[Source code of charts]
______
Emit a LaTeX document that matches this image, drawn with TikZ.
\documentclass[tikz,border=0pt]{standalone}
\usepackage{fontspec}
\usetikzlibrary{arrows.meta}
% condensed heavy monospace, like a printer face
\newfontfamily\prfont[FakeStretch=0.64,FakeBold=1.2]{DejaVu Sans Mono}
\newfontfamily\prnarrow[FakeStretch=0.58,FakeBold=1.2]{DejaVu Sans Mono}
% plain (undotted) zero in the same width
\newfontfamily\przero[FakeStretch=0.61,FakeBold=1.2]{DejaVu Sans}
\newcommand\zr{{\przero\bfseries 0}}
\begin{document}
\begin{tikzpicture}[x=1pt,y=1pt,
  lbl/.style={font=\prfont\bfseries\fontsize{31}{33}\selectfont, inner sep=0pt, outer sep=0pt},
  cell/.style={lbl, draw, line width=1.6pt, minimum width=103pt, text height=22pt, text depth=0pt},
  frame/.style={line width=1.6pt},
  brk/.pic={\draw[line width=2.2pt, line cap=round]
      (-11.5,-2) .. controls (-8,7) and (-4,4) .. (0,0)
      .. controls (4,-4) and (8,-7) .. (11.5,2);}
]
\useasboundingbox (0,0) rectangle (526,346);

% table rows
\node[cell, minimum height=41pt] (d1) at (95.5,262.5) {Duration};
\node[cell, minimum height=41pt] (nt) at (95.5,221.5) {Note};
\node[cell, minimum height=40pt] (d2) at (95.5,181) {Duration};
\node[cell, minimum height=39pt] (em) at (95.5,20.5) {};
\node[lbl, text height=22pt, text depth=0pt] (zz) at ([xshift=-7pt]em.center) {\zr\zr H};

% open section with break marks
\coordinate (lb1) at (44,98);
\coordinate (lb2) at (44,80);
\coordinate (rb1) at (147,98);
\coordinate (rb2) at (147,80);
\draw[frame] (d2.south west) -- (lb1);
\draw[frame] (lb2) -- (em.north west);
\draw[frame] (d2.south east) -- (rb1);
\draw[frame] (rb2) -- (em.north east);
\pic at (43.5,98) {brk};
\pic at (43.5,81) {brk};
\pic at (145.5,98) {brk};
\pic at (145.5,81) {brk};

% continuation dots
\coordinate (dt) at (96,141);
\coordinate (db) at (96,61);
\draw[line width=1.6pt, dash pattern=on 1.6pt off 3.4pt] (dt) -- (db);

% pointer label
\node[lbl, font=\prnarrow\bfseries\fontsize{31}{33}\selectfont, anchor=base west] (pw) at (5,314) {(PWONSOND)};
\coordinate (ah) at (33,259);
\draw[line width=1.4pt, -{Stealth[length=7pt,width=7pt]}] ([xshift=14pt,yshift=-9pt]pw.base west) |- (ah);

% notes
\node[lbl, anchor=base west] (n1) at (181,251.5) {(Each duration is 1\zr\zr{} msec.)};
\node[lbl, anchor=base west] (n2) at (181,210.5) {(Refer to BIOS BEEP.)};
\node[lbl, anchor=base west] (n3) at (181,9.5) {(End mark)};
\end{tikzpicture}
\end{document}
______
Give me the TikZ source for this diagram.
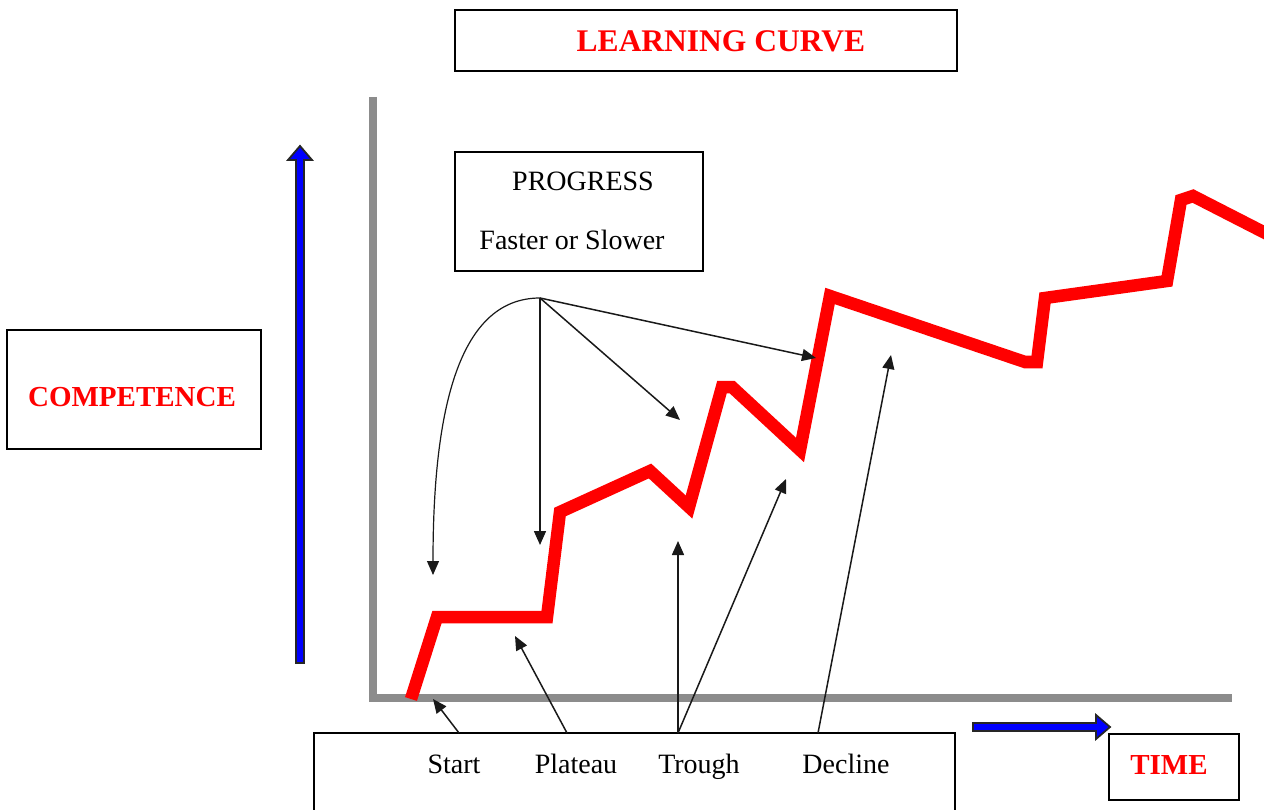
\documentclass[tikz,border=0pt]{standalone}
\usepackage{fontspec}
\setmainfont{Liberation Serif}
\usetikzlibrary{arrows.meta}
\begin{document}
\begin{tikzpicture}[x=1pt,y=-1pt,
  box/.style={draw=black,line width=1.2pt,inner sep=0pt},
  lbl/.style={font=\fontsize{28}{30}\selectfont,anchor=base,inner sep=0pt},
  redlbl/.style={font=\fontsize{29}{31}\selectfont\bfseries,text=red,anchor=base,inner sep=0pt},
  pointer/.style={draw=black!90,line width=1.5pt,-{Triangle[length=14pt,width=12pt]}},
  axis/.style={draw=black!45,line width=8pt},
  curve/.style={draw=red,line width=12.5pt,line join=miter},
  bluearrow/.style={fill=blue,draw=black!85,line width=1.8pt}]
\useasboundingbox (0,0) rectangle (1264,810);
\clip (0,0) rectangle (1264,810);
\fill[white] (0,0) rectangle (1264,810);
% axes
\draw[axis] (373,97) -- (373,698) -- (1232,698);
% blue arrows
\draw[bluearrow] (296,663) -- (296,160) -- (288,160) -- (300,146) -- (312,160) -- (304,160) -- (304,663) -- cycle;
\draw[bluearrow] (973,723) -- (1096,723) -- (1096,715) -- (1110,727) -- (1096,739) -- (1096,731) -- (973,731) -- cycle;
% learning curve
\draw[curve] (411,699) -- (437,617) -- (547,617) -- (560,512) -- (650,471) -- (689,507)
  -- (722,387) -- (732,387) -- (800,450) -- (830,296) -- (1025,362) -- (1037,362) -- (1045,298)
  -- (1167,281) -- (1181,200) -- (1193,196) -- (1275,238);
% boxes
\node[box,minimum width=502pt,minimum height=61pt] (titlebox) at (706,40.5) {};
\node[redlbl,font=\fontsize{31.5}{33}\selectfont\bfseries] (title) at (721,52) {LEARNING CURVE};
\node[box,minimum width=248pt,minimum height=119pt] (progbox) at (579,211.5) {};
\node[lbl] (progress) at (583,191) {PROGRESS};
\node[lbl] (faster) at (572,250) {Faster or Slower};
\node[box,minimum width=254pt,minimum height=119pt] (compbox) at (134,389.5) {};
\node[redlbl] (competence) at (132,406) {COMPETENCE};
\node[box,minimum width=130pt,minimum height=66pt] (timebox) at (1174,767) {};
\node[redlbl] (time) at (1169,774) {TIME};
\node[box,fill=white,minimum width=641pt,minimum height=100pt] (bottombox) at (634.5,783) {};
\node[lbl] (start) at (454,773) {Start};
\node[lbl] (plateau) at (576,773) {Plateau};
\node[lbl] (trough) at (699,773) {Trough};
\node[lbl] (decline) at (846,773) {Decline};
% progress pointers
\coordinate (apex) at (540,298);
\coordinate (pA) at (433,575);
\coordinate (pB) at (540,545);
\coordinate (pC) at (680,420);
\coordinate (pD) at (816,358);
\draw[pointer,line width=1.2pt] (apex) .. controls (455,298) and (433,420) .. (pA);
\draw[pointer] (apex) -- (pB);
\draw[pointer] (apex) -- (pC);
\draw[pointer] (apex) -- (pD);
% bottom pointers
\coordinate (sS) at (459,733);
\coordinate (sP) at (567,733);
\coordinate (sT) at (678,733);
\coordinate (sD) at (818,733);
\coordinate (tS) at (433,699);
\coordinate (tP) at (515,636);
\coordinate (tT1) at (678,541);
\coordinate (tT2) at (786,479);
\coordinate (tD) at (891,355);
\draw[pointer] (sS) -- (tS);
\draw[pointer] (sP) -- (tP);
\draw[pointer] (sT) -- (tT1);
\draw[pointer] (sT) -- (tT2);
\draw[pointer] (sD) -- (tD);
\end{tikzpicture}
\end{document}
______
Where a line above holds the string "this", show that line.

EXERCISE RESULT -
Emit a LaTeX document that matches this image, drawn with TikZ.
Give me the TikZ source for this diagram.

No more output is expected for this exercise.